I'm trying to determine the routing used by the old Met "L" trains. Can someone provide a route description for the portion of the line between the current portal at Milwaukee Avenue to the signal bridge spanning the Metra tracks. What streets did the former "L" travel over or parallel to and was the structure directly over the street or N,S,E,W of the street. Thanks for your assistance. :wink:
  by doepack
 
This segment was part of the Logan Square branch of the Metropolitan "L". From its Wells St. terminal downtown, it branched off the main line in the vicinity of Van Buren and Marshfield on the near west side, then ran north along Paulina to Milwaukee Ave, crossing the Lake St. "L", as well as the bridge over the UP/Metra tracks (ex-CNW & Milwaukee Road), which still stands today, and can be seen on Metra's Milwaukee, NCS, and UP/W lines.
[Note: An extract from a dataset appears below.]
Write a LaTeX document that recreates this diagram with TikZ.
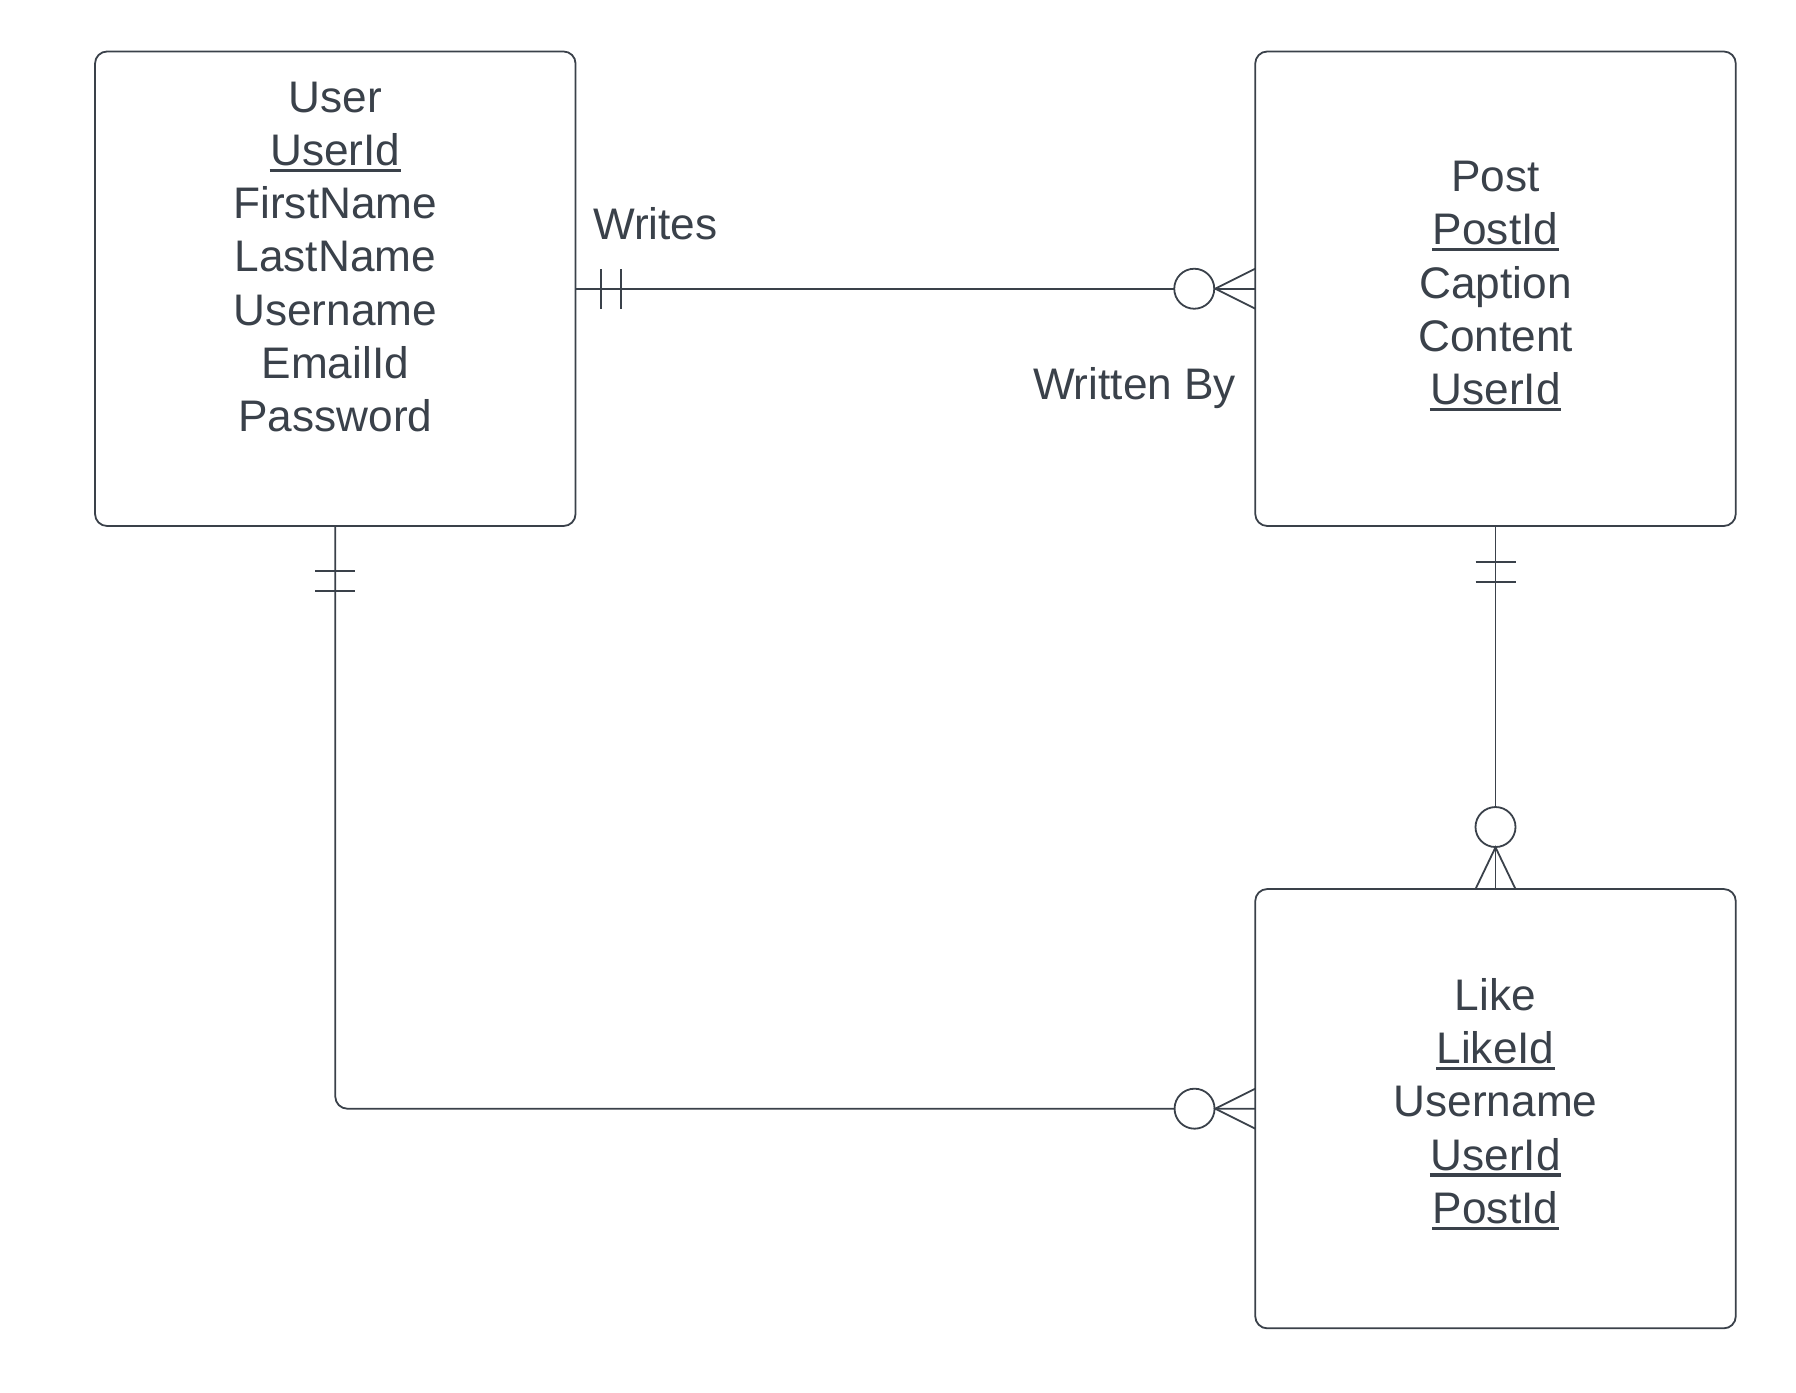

Today, CTA's Pink line trains use the original "Met" Logan Square branch segment along Paulina between Van Buren and Lake St., however the ROW doesn't run directly over the street, but is instead located about a 1/2 block west...
  by Travelin' Man
 
Thanks for the response however I need additional information. Recognizing that the existing Metra/UP signal bridge is west of Paulina, did the former "L" line continue northward, parallelling Paulina to the west? At Division, Paulina does a slight jog to the northwest. Would the "L" structure have travelled directly over Paulina to the intersection with Milwaukee or were off-street alleyways used?
  by Travelin' Man
 
They say a picture is worth a thousand words and in this case I couldn't agree more. The pictures and the alignment shown on a city street map provided the exact information I was seeking. I was curious if the "L" turned directly from Paulina onto Milwaukee or "cut the corner" which, based on the map, it did. Thank you for providing the information!!!!!!
  by tgb1974
 
I recently published an article on the website Forgotten Chicago called "Remnants of the 'L'," a documentation of some of the known physical remains of demolished parts of Chicago' rail infrastructure. Please check it out and read the other fascinating articles on Forgotten Chicago's website. http://forgottenchicago.com/features/remnants-of-the-l/
  by virtualchuck
 
I love "Forgotten Chicago" and was always hoping someone would write an article like that; going to read it right now thanks!